2. Why did SBL make the affiliate agreement?
The SBL was in the process of having internal conversations about the potential of the internet and blogs in particular to communicate scholarship and organizational info among our members, and possibly beyond. It seemed wise to look to our members who were already using the technology and savvy about its uses; perhaps there were ways to learn from them and encourage internal discussion of issues related to blogs?
It came to our attention that a group of SBL members who blog were already convening at our annual meeting, but had to go off-site for group discussions. The SBL decided to offer affiliate status so that these SBL members could meet on-site at the Annual Meeting, free of charge, just as other affiliates, such as the Homiletics or Adventist societies do.
3. Is SBL endorsing the academic quality of all ‘biblioblogs’?
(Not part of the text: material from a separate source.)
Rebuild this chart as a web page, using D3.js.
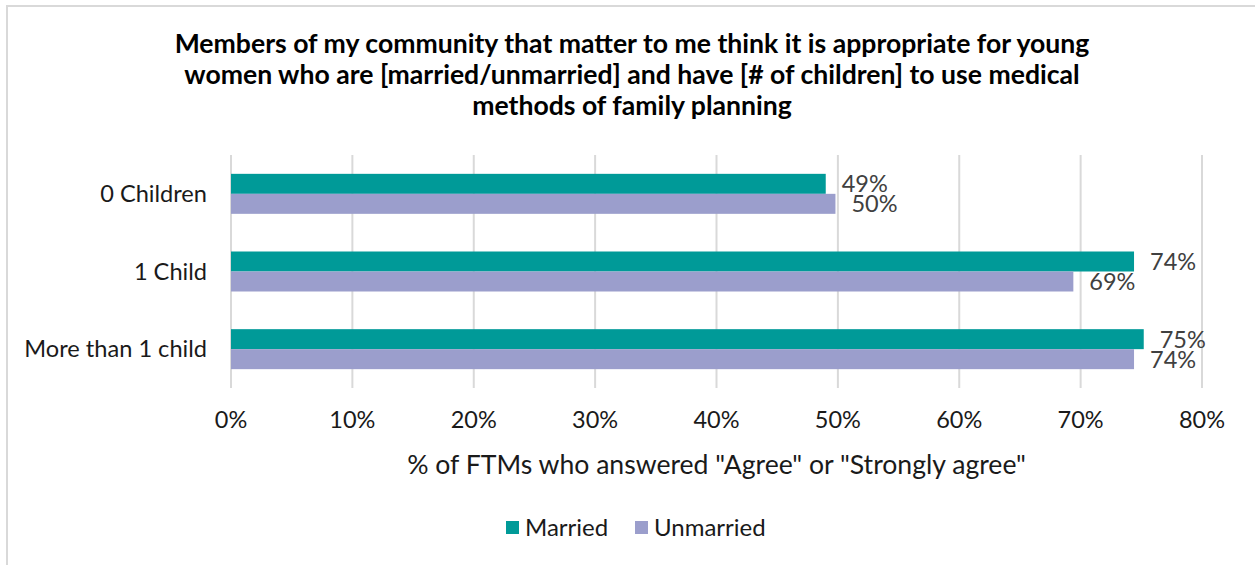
<!DOCTYPE html>
<html>
<head>
<meta charset="utf-8">
<script src="https://cdn.jsdelivr.net/npm/d3@7"></script>
<style>
  body { margin: 0; background: #fff; }
  svg { display: block; font-family: Lato, "Open Sans", sans-serif; }
</style>
</head>
<body>
<svg width="1255" height="565"></svg>
<script>
// chart data
var categories = ["0 Children", "1 Child", "More than 1 child"];
var seriesNames = ["Married", "Unmarried"];
var married = [49.0, 74.4, 75.2];
var unmarried = [49.8, 69.4, 74.4];
var xTicks = [0, 10, 20, 30, 40, 50, 60, 70, 80];
var titleLines = [
    "Members of my community that matter to me think it is appropriate for young",
    "women who are [married/unmarried] and have [# of children] to use medical",
    "methods of family planning"
];
var xTitle = '% of FTMs who answered "Agree" or "Strongly agree"';

document.addEventListener('DOMContentLoaded', function() {
    draw();
});

function draw() {
    var svg = d3.select("svg");
    var colors = ["#009A98", "#9B9ECC"];

    // outer chart border
    svg.append("rect")
        .attr("x", 7).attr("y", 6)
        .attr("width", 1260).attr("height", 570)
        .attr("fill", "none")
        .attr("stroke", "#d9d9d9")
        .attr("stroke-width", 2);

    // title
    svg.append("g").selectAll("text")
        .data(titleLines)
        .enter().append("text")
        .attr("x", 632)
        .attr("y", function(d, i) { return 53 + i * 31; })
        .attr("text-anchor", "middle")
        .attr("font-size", "26.6px")
        .attr("font-weight", "bold")
        .attr("fill", "#000")
        .text(function(d) { return d; });

    var x = d3.scaleLinear().domain([0, 80]).range([231, 1202]);
    var y = d3.scaleBand().domain(categories).range([155, 388])
        .paddingInner(0.485).paddingOuter(0.2425);
    var ySub = d3.scaleBand().domain(seriesNames).range([0, y.bandwidth()]);

    // gridlines
    svg.append("g").selectAll("line")
        .data(xTicks)
        .enter().append("line")
        .attr("x1", function(d) { return x(d); })
        .attr("x2", function(d) { return x(d); })
        .attr("y1", 155).attr("y2", 388)
        .attr("stroke", "#d9d9d9")
        .attr("stroke-width", 2);

    // tick labels
    svg.append("g").selectAll("text")
        .data(xTicks)
        .enter().append("text")
        .attr("x", function(d) { return x(d); })
        .attr("y", 428)
        .attr("text-anchor", "middle")
        .attr("font-size", "23.5px")
        .attr("fill", "#1a1a1a")
        .text(function(d) { return d + "%"; });

    // category labels
    svg.append("g").selectAll("text")
        .data(categories)
        .enter().append("text")
        .attr("x", 207)
        .attr("y", function(d) { return y(d) + y.bandwidth() / 2 + 8; })
        .attr("text-anchor", "end")
        .attr("font-size", "23.6px")
        .attr("fill", "#1a1a1a")
        .text(function(d) { return d; });

    var series = [married, unmarried];
    series.forEach(function(vals, s) {
        var rows = categories.map(function(c, i) { return { cat: c, v: vals[i] }; });
        var g = svg.append("g");
        g.selectAll("rect")
            .data(rows)
            .enter().append("rect")
            .attr("x", x(0))
            .attr("y", function(d) { return y(d.cat) + ySub(seriesNames[s]); })
            .attr("width", function(d) { return x(d.v) - x(0); })
            .attr("height", ySub.bandwidth())
            .attr("fill", colors[s]);
        g.selectAll("text")
            .data(rows)
            .enter().append("text")
            .attr("x", function(d) { return x(d.v) + 16; })
            .attr("y", function(d) { return y(d.cat) + ySub(seriesNames[s]) + ySub.bandwidth() / 2 + 8.5; })
            .attr("font-size", "23.5px")
            .attr("fill", "#404040")
            .text(function(d) { return Math.round(d.v) + "%"; });
    });

    // axis title
    svg.append("text")
        .attr("x", (x(0) + x(80)) / 2)
        .attr("y", 474)
        .attr("text-anchor", "middle")
        .attr("font-size", "26.6px")
        .attr("fill", "#1a1a1a")
        .text(xTitle);

    // legend
    var legendX = [506, 635];
    var lg = svg.append("g").selectAll("g")
        .data(seriesNames)
        .enter().append("g")
        .attr("transform", function(d, i) { return "translate(" + legendX[i] + ",521)"; });
    lg.append("rect")
        .attr("width", 13).attr("height", 13)
        .attr("fill", function(d, i) { return colors[i]; });
    lg.append("text")
        .attr("x", 19).attr("y", 15)
        .attr("font-size", "24px")
        .attr("fill", "#1a1a1a")
        .text(function(d) { return d; });
}
</script>
</body>
</html>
Just as with any affiliate status, the SBL neither affirms nor endorses the internal content of the affiliate. What the SBL does is to provide free meeting space and the opportunity to hold sessions. However, the hope is that this affiliation will increase member awareness of blogs as a means to engage others, thoughtfully and responsibly, on the topic of biblical studies.
4. Will bloggers now make use of their affiliate status to propose sessions or section units at the Annual Meeting? And if so, who will be responsible for reviewing their proposals?
Yes, as affiliate members, bloggers who are SBL members may propose sessions. Robert Cargill is the program unit chair, and the steering committee includes, April DeConick, Stephanie Fisher, Mark Goodacre, Christian Brady, Michael Barber, and Jim West. The steering committee will be responsible for reviewing all proposals.
For anyone who is interested, I’ve updated my SBL Affiliation roundup with a recent addition by Jim Linville. Jim explains that he’s kinda on the fence on the matter, so I’m going to group him with the cautious, undecided, and overly diplomatic.
Just so’s everyone is aware, I’ve updated my SBL Affiliation roundup to include Bob Cargill’s recent post on the question of the affiliation as an attempt at accreditation. Thanks for the discussion Bob. I think you make some good points.